Os autores enumeram: as discussões sobre a reforma do Conselho de Segurança da Organização das Nações Unidas "se encontram em um limbo político, sem perspectivas de evolução no curto prazo"; a integração política e econômica sul-americana sob liderança nacional não avançou e tem gerado reações negativas à "pretensa hegemonia brasileira na região"; a aposta de ativismo comercial e atuação no âmbito da Organização Mundial de Comércio (OMC) falharam; e cada vez fica mais evidente a incapacidade dos países que integram o Brics - Rússia, Índia, China e África do Sul, além do Brasil - de coordenar ações e interesses.
Para alterar essa situação, ponderam os dois especialistas, por exemplo, o país deveria repensar a sua capacidade de contrariar parceiros autoritários ou deixar de vincular seus interesses a parceiros que enfrentem grandes resistências de outros players de peso. Também não terá como escapar de uma reflexão sobre o que quer de seu relacionamento com Washington.

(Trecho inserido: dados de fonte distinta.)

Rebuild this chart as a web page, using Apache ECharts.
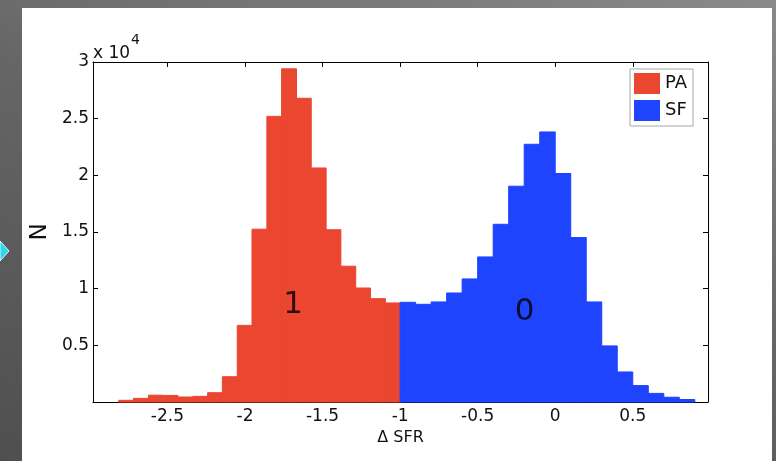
<!DOCTYPE html>
<html><head><meta charset="utf-8">
<script src="https://cdn.jsdelivr.net/npm/echarts@6/dist/echarts.min.js"></script>
<style>
html,body{margin:0;padding:0;}
body{width:776px;height:461px;overflow:hidden;position:relative;background:linear-gradient(200deg,#8a8a8a 0%,#666 45%,#4f4f4f 100%);}
#panel{position:absolute;left:22px;top:8px;width:750px;height:453px;background:#fff;}
#c{position:absolute;left:0;top:0;width:776px;height:461px;}
</style>
</head><body><div id="panel"></div><div id="c"></div>
<script>
// ---- data ----
const paEdges  = [-2.814,-2.719,-2.623,-2.528,-2.432,-2.337,-2.241,-2.146,-2.050,-1.955,-1.859,-1.764,-1.668,-1.573,-1.477,-1.382,-1.286,-1.191,-1.095,-1.000];
const paCounts = [150,320,600,580,440,500,820,2230,6760,15250,25200,29400,26800,20650,15200,11980,10060,9120,8740];
const sfEdges  = [-1.0,-0.9,-0.8,-0.7,-0.6,-0.5,-0.4,-0.3,-0.2,-0.1,0.0,0.1,0.2,0.3,0.4,0.5,0.6,0.7,0.8,0.9];
const sfCounts = [8800,8620,8830,9620,10860,12800,15680,19040,22740,23830,20160,14510,8830,4950,2650,1450,760,420,220];
const annotations = [{text:'1', x:-1.69, y:8560},{text:'0', x:-0.197, y:7950}];
const yTickLabels = ['', '0.5', '1', '1.5', '2', '2.5', '3'];
const yExponent = 4;
const FONT = 'DejaVu Sans';

function bins(edges, counts){
  return counts.map((c,i)=>[edges[i], edges[i+1], c]);
}
function renderBin(params, api){
  const p0 = api.coord([api.value(0), api.value(2)]);
  const p1 = api.coord([api.value(1), 0]);
  return {type:'rect', shape:{x:p0[0], y:p0[1], width:p1[0]-p0[0], height:p1[1]-p0[1]},
          style:{fill:api.visual('color'), stroke:api.visual('color'), lineWidth:1}};
}
const axisLine = {show:true, onZero:false, lineStyle:{color:'#000', width:1}};
const axisTick = {show:true, inside:true, length:5, lineStyle:{color:'#000', width:1}};
const labelStyle = {fontFamily:FONT, fontSize:17, color:'#111'};

const chart = echarts.init(document.getElementById('c'), null, {renderer:'canvas'});
chart.setOption({
  backgroundColor:'transparent',
  animation:false,
  grid:{left:93, right:68, top:62, bottom:59},
  legend:{orient:'vertical', left:630, top:69, itemWidth:26, itemHeight:21, itemGap:6,
    padding:[4,6,5,4], borderColor:'#a8a8a8', borderWidth:1, backgroundColor:'#fff',
    selectedMode:false, textStyle:{fontFamily:FONT, fontSize:18, color:'#111'},
    data:[{name:'PA', icon:'rect'},{name:'SF', icon:'rect'}]},
  xAxis:[
    {type:'value', min:-2.98, max:0.985, splitNumber:8, position:'bottom',
     axisLine, axisTick, splitLine:{show:false},
     axisLabel:Object.assign({showMinLabel:false, showMaxLabel:false, margin:6}, labelStyle),
     name:'\u0394 SFR', nameLocation:'middle', nameGap:27,
     nameTextStyle:{fontFamily:FONT, fontSize:16, color:'#111'}},
    {type:'value', min:-2.98, max:0.985, splitNumber:8, position:'top',
     axisLine, axisTick, splitLine:{show:false}, axisLabel:{show:false}}
  ],
  yAxis:[
    {type:'value', min:0, max:30000, interval:5000, position:'left',
     axisLine, axisTick, splitLine:{show:false},
     axisLabel:Object.assign({margin:4, formatter:(v,i)=>yTickLabels[i] ?? ''}, labelStyle),
     name:'N', nameLocation:'middle', nameGap:41,
     nameTextStyle:{fontFamily:FONT, fontSize:23, color:'#111'}},
    {type:'value', min:0, max:30000, interval:5000, position:'right',
     axisLine, axisTick, splitLine:{show:false}, axisLabel:{show:false}}
  ],
  series:[
    {name:'PA', type:'custom', renderItem:renderBin, itemStyle:{color:'#EB4630'},
     encode:{x:[0,1], y:2}, data:bins(paEdges, paCounts), xAxisIndex:0, yAxisIndex:0},
    {name:'SF', type:'custom', renderItem:renderBin, itemStyle:{color:'#1E44FE'},
     encode:{x:[0,1], y:2}, data:bins(sfEdges, sfCounts), xAxisIndex:0, yAxisIndex:0},
    {name:'notes', type:'scatter', symbolSize:1, itemStyle:{color:'rgba(0,0,0,0)'}, z:5,
     data:annotations.map(a=>({value:[a.x, a.y], name:a.text})),
     label:{show:true, position:'inside', formatter:p=>p.name,
            fontFamily:FONT, fontSize:31, color:'#000'}}
  ],
  graphic:[
    {type:'text', left:93, top:45, style:{text:'x 10', font:'17px "DejaVu Sans"', fill:'#111'}},
    {type:'text', left:131, top:33, style:{text:String(yExponent), font:'14px "DejaVu Sans"', fill:'#111'}},
    {type:'polygon', shape:{points:[[0,241],[9,251],[0,261]]}, style:{fill:'#2fd6ef', stroke:'#e0fbff', lineWidth:1}}
  ]
});
</script>
</body></html>
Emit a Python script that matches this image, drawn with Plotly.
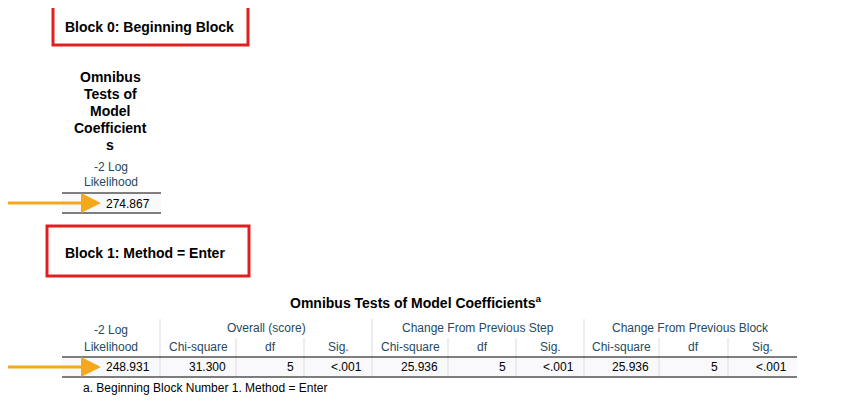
import plotly.graph_objects as go

block0_title = "Block 0: Beginning Block"
block1_title = "Block 1: Method = Enter"
table0_title_lines = ["Omnibus", "Tests of", "Model", "Coefficient", "s"]
table0_header = ["-2 Log", "Likelihood"]
table0_value = "274.867"
table1_title = "Omnibus Tests of Model Coefficients<sup>a</sup>"
groups = ["Overall (score)", "Change From Previous Step", "Change From Previous Block"]
sub_headers = ["Chi-square", "df", "Sig."]
row_values = ["248.931", "31.300", "5", "<.001", "25.936", "5", "<.001", "25.936", "5", "<.001"]
footnote = "a. Beginning Block Number 1. Method = Enter"

HC = "#264a60"
F = "Arial, Liberation Sans, sans-serif"
ORANGE = "#f5a81c"
RED = "#e02020"
LG = "#dcdcdc"

fig = go.Figure()
shapes, ann = [], []

def text(x, y, t, size=12, color="#000", bold=False, anchor="center"):
    ann.append(dict(x=x, y=y, text=f"<b>{t}</b>" if bold else t, showarrow=False,
                    xanchor=anchor, yanchor="middle",
                    font=dict(family=F, size=size, color=color)))

def line(x0, y0, x1, y1, color="#000", w=1):
    shapes.append(dict(type="line", x0=x0, y0=y0, x1=x1, y1=y1, line=dict(color=color, width=w)))

def arrow(x0, x1, y):
    line(x0, y, x1 - 18, y, ORANGE, 3)
    shapes.append(dict(type="path", path=f"M{x1-20},{y-10} L{x1},{y} L{x1-20},{y+10} Z",
                       fillcolor=ORANGE, line=dict(width=0)))

# red boxes
shapes.append(dict(type="rect", x0=53, y0=3, x1=248, y1=45, line=dict(color=RED, width=3)))
text(63, 27, block0_title, 14, bold=True, anchor="left")
shapes.append(dict(type="rect", x0=47, y0=226, x1=249, y1=276, line=dict(color=RED, width=3)))
text(63, 253, block1_title, 14, bold=True, anchor="left")

# table 0
for i, t in enumerate(table0_title_lines):
    text(110, 77 + 17 * i, t, 14, bold=True)
text(111, 167, table0_header[0], 12, HC)
text(111, 182, table0_header[1], 12, HC)
shapes.append(dict(type="rect", x0=62, y0=193, x1=161, y1=213, fillcolor="#f9f9fb", line=dict(width=0), layer="below"))
line(62, 193, 161, 193)
line(62, 213, 161, 213)
text(152, 204, table0_value, 12, anchor="right")
arrow(0, 101, 203)

# table 1
text(416, 302, table1_title, 14, bold=True)
edges = [62, 160, 236, 304, 372, 448, 516, 584, 659, 728, 797]
for gi, g in enumerate(groups):
    x0, x1 = edges[1 + 3 * gi], edges[4 + 3 * gi]
    text((x0 + x1) / 2, 328, g, 12, HC)
    for si, s in enumerate(sub_headers):
        a, b = edges[1 + 3 * gi + si], edges[2 + 3 * gi + si]
        text((a + b) / 2, 347, s, 12, HC)
text(111, 330, table0_header[0], 12, HC)
text(111, 347, table0_header[1], 12, HC)
for i, x in enumerate(edges[1:-1]):
    top = 319 if i % 3 == 0 else 338
    line(x, top, x, 377, LG)
shapes.append(dict(type="rect", x0=62, y0=357, x1=797, y1=377, fillcolor="#f9f9fb", line=dict(width=0), layer="below"))
line(62, 357, 797, 357)
line(62, 377, 797, 377)
for i, v in enumerate(row_values):
    text(edges[i + 1] - 8, 367, v, 12, anchor="right")
text(81, 388, footnote, 12, anchor="left")
arrow(8, 101, 367)

# page body has an 8px margin: shift ranges so content lands at window pixel coords
fig.update_layout(width=860, height=414, margin=dict(l=0, r=0, t=0, b=0),
                  paper_bgcolor="white", plot_bgcolor="white",
                  xaxis=dict(range=[8, 868], visible=False, fixedrange=True),
                  yaxis=dict(range=[422, 8], visible=False, fixedrange=True),
                  shapes=shapes, annotations=ann, showlegend=False)
fig.write_html("out.html")
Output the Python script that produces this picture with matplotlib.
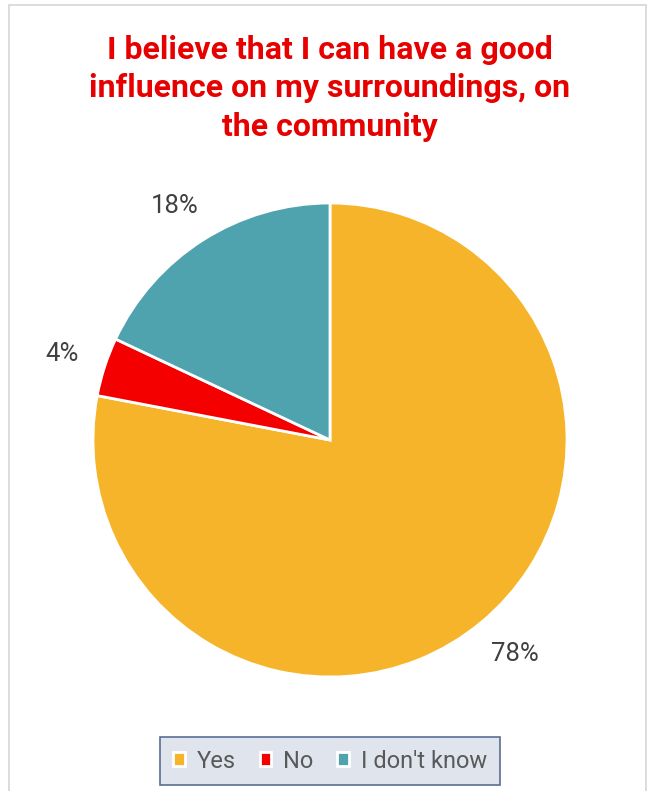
import numpy as np
import matplotlib
matplotlib.use("Agg")
import matplotlib.pyplot as plt
from matplotlib.patches import Rectangle

# Survey answers
categories = ["Yes", "No", "I don't know"]
shares = [78, 4, 18]
colors = ["#F6B42A", "#F50000", "#4EA3AF"]

title = "I believe that I can have a good\ninfluence on my surroundings, on\nthe community"

W, H = 655, 791
fig = plt.figure(figsize=(W / 100, H / 100), dpi=100)

# light frame around the chart area
fig.patches.append(Rectangle((9 / W, -0.05), 637 / W, 1.05 - 5 / H,
                             transform=fig.transFigure, fill=False,
                             edgecolor="#D6D6D6", linewidth=1.2))

# pie centred at (330, 440) px, radius ~237 px
r = 237
ax = fig.add_axes([(330 - r) / W, (H - 440 - r) / H, 2 * r / W, 2 * r / H])
wedges, _ = ax.pie(shares, colors=colors, startangle=90, counterclock=False,
                   wedgeprops=dict(edgecolor="white", linewidth=2))
ax.set_xlim(-1, 1)
ax.set_ylim(-1, 1)
ax.set_aspect("equal")

# outside-end labels: text box pushed outward from a point just past the rim
labels = []
for w, v in zip(wedges, shares):
    theta = np.deg2rad((w.theta1 + w.theta2) / 2)
    c, s = np.cos(theta), np.sin(theta)
    t = ax.annotate(f"{v}%", xy=(1.12 * c, 1.12 * s), xytext=(0, 0),
                    textcoords="offset points", ha="center", va="center",
                    fontsize=18.5, color="#404040", family="Roboto",
                    annotation_clip=False)
    labels.append((t, c, s))

fig.canvas.draw()
for t, c, s in labels:
    bb = t.get_window_extent()
    t.xyann = (bb.width / 2 * c * 0.72, bb.height / 2 * s * 0.72)

fig.text(330 / W, 1 - 35 / H, title, ha="center", va="top",
         fontsize=23, fontweight="bold", color="#E60000",
         family="Roboto", linespacing=1.35)

leg = fig.legend(wedges, categories, loc="center", ncol=3,
                 bbox_to_anchor=(330 / W, 1 - 761 / H),
                 frameon=True, fancybox=False, framealpha=1,
                 facecolor="#DFE4ED", edgecolor="#5A6E93",
                 prop=dict(family="Roboto", size=17),
                 handlelength=0.5, handleheight=0.5, handletextpad=0.5,
                 columnspacing=1.0, borderpad=0.55)
leg.get_frame().set_linewidth(1.2)
for t in leg.get_texts():
    t.set_color("#595959")
for h in leg.legend_handles:
    h.set_edgecolor("white")

fig.savefig("out.png", dpi=100)
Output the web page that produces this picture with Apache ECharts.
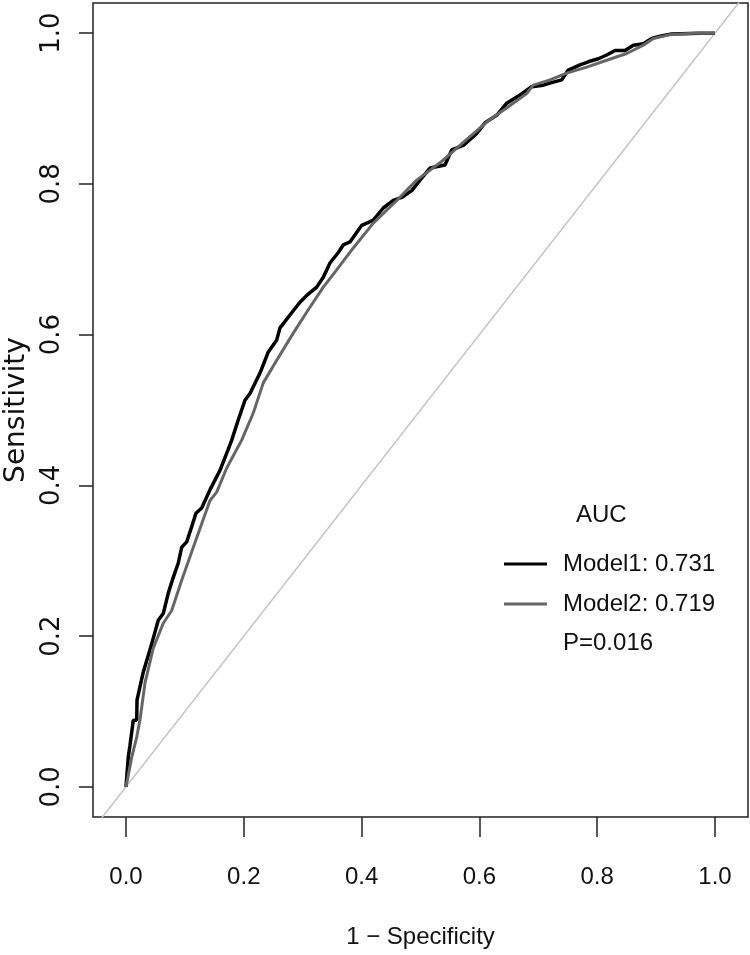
<!DOCTYPE html>
<html>
<head>
<meta charset="utf-8">
<script src="https://cdn.jsdelivr.net/npm/echarts@6/dist/echarts.min.js"></script>
<style>html,body{margin:0;padding:0;background:#fff}#c{width:750px;height:955px}</style>
</head>
<body>
<div id="c"></div>
<script>
// ---- data ----
const tickValues = [0, 0.2, 0.4, 0.6, 0.8, 1.0];
const modelNames = ['Model1', 'Model2'];
const aucValues = ['0.731', '0.719'];
const pValueText = 'P=0.016';
const legendTitle = 'AUC';
const xTitle = '1 \u2212 Specificity';
const yTitle = 'Sensitivity';
const diagonal = [[-0.2, -0.2], [1.2, 1.2]];
const model1 = [
 [0,0],[0.0039,0.0394],[0.0068,0.0553],[0.0124,0.0885],[0.0182,0.0885],[0.0187,0.115],
 [0.0289,0.151],[0.0441,0.191],[0.0548,0.221],[0.0633,0.230],[0.0718,0.257],[0.0803,0.278],
 [0.0888,0.297],[0.0946,0.318],[0.1031,0.325],[0.1115,0.345],[0.1188,0.363],[0.1285,0.370],
 [0.1426,0.394],[0.1596,0.420],[0.1732,0.447],[0.1795,0.460],[0.1907,0.487],[0.2020,0.513],
 [0.2105,0.522],[0.2275,0.549],[0.2416,0.577],[0.2559,0.593],[0.2615,0.609],[0.2813,0.629],
 [0.2954,0.643],[0.3068,0.652],[0.3238,0.663],[0.3350,0.676],[0.3463,0.695],[0.3604,0.709],
 [0.3689,0.719],[0.3803,0.723],[0.4002,0.745],[0.4199,0.752],[0.4368,0.768],[0.4538,0.778],
 [0.4681,0.782],[0.4851,0.791],[0.4992,0.805],[0.5161,0.821],[0.5416,0.825],[0.5530,0.845],
 [0.5727,0.851],[0.5954,0.867],[0.6095,0.881],[0.6294,0.891],[0.6464,0.907],[0.6689,0.918],
 [0.6888,0.929],[0.7085,0.931],[0.7255,0.935],[0.7397,0.938],[0.7509,0.951],[0.7708,0.958],
 [0.7849,0.962],[0.8019,0.966],[0.8161,0.971],[0.8302,0.977],[0.8472,0.977],[0.8613,0.984],
 [0.8783,0.986],[0.8925,0.993],[0.9066,0.996],[0.9265,0.999],[0.9745,1.0],[1.0,1.0]
];
const model2 = [
 [0,0],[0.0097,0.039],[0.0182,0.066],[0.0238,0.089],[0.0323,0.138],[0.0463,0.184],
 [0.0633,0.217],[0.0776,0.234],[0.0946,0.274],[0.1143,0.318],[0.1426,0.380],[0.1540,0.391],
 [0.1710,0.423],[0.1964,0.460],[0.2161,0.496],[0.2331,0.536],[0.2559,0.566],[0.2840,0.602],
 [0.3095,0.633],[0.3350,0.663],[0.3577,0.686],[0.3859,0.715],[0.4199,0.748],[0.4596,0.778],
 [0.4935,0.805],[0.5331,0.828],[0.5727,0.855],[0.6124,0.882],[0.6520,0.904],[0.6803,0.920],
 [0.6916,0.931],[0.7199,0.938],[0.7482,0.947],[0.7822,0.955],[0.8161,0.964],[0.8501,0.973],
 [0.8783,0.984],[0.8953,0.993],[0.9236,0.998],[0.9632,1.0],[1.0,1.0]
];

// ---- chart ----
const sans = '"Liberation Sans", Arial, sans-serif';
const wide = '"DejaVu Sans", sans-serif';
const chart = echarts.init(document.getElementById('c'), null, {renderer: 'canvas'});
const fmt = v => Number(v).toFixed(1);
chart.setOption({
  animation: false,
  backgroundColor: '#fff',
  grid: {left: 93, top: 3, width: 655, height: 814, containLabel: false, outerBoundsMode: 'none',
         show: true, borderColor: '#222', borderWidth: 1.5, backgroundColor: 'transparent'},
  xAxis: {
    type: 'value', min: -0.056, max: 1.056,
    axisLine: {show: false, onZero: false}, splitLine: {show: false},
    axisTick: {show: true, length: 20, customValues: tickValues, lineStyle: {color: '#222', width: 1.5}},
    axisLabel: {customValues: tickValues, formatter: fmt, fontFamily: sans, fontSize: 24, lineHeight: 24, color: '#111', margin: 48},
    name: xTitle, nameLocation: 'middle', nameGap: 108,
    nameTextStyle: {fontFamily: sans, fontSize: 24, lineHeight: 24, color: '#111', verticalAlign: 'top'}
  },
  yAxis: {
    type: 'value', min: -0.04, max: 1.04,
    axisLine: {show: false, onZero: false}, splitLine: {show: false},
    axisTick: {show: true, length: 14, customValues: tickValues, lineStyle: {color: '#222', width: 1.5}},
    axisLabel: {customValues: tickValues, formatter: fmt, rotate: 90, fontFamily: wide, fontSize: 26, lineHeight: 26, color: '#111', margin: 28},
    name: yTitle, nameLocation: 'middle', nameGap: 62, nameRotate: 90,
    nameTextStyle: {fontFamily: wide, fontSize: 28, lineHeight: 28, color: '#111'}
  },
  legend: {
    data: modelNames, orient: 'vertical', left: 499, top: 547, itemGap: 16,
    itemWidth: 43, itemHeight: 3, icon: 'rect',
    formatter: n => n + ': ' + aucValues[modelNames.indexOf(n)],
    textStyle: {fontFamily: sans, fontSize: 24, lineHeight: 24, color: '#111', padding: [0, 0, 0, 11]}
  },
  graphic: [
    {type: 'text', left: 576, top: 503, style: {text: legendTitle, font: '24px ' + sans, fill: '#111'}},
    {type: 'text', left: 563, top: 631, style: {text: pValueText, font: '24px ' + sans, fill: '#111'}}
  ],
  series: [
    {type: 'line', name: 'diag', data: diagonal, symbol: 'none', silent: true, clip: true,
     lineStyle: {color: '#c4c4c4', width: 1.5}, z: 1},
    {type: 'line', name: modelNames[0], data: model1, symbol: 'none', clip: true,
     lineStyle: {color: '#000', width: 3.5}, itemStyle: {color: '#000'}, z: 2},
    {type: 'line', name: modelNames[1], data: model2, symbol: 'none', clip: true,
     lineStyle: {color: '#666', width: 3}, itemStyle: {color: '#666'}, z: 3}
  ]
});
</script>
</body>
</html>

Em tempos de restrições orçamentárias, o estudo questiona a eficácia da decisão de se ampliar o número de embaixadas. Diplomatas argumentam que tal rede ajudou nas campanhas de indicados brasileiros para cargos de direção em órgãos multilaterais, além de dar estrutura para a atuação política e comercial do Itamaraty. Os autores argumentam, por exemplo, que dados oficiais apontam uma alta de US$ 736 milhões para US$ 1,6 bilhão entre 2004 e 2014 nas exportações para 18 países africanos onde foram abertos novos postos. Apesar do crescimento nominal, destacam eles, isso representou apenas 0,38% da pauta exportadora nacional.
Em outra frente, o estudo destaca a carência de tradição e meios para um trabalho efetivo dos setores de inteligência do governo, assim como a opção por não proporcionar bens públicos, benefícios econômicos e comerciais e parceria militar para países vizinhos dispostos a buscar exatamente isso com outros atores, como os EUA. "A ideia, sedutora, é a de que se pode colher os frutos positivos da liderança sem arcar com o ônus."
Kalout e Degaut sugerem que o Brasil deve considerar fortalecer recursos e habilidades de "hard power", a fim de equiparar seu poderio militar com suas aspirações políticas e econômicas, "podendo ser capaz de fazer uso dos instrumentos de uma efetiva 'diplomacia coercitiva' quando necessário".
Em dezembro de 2015, dias depois de Eduardo Cunha, então presidente da Câmara, abrir o processo de impeachment, embaixadores de diversos países se reuniram em um almoço de fim de ano com jornalistas. Todos especulavam sobre as chances de a Dilma concluir o mandato, a solidez jurídica do pedido de impeachment e quais seriam os limites legais para os próximos presidentes manejarem o Orçamento sem risco. Os diplomatas estrangeiros também tateavam: "Até onde a Operação Lava-Jato atingirá o meio político?"
Parte dessas dúvidas já foi dirimida. Outras persistem, e algumas novidades capazes de alterar a atual ordem mundial e àquela época consideradas improváveis surgiram. Donald Trump foi eleito presidente nos EUA e um plebiscito decidiu pela saída do Reino Unido da União Europeia, por exemplo.
Temer já foi à assembleia da ONU e enviou a equipe econômica a Davos para promover o Brasil. No mês que vem, deve receber o presidente argentino. E o Itamaraty pode organizar já no primeiro semestre uma cúpula entre o Brasil e a União Europeia. A curto prazo, a atual crise na segurança pública pode dar impulso à cooperação fronteiriça.
Por outro lado, os planos de Trump para a região ainda são desconhecidos e países importantes na Europa passarão por eleições. "Enquanto avança a percepção de que a ação externa brasileira tem perdido seu brilho, este parece ser o momento adequado para que os líderes brasileiros meditem acerca das reais fontes do poder nacional, suas fraquezas e limitações, quais são os reais interesses nacionais e como alcançá-los", alertam Kalout e Degaut. Com o fim dos recessos do Congresso e do Judiciário nos próximos dias, vai ficar mais claro o fôlego que o governo terá para se reorganizar e tirar planos do papel.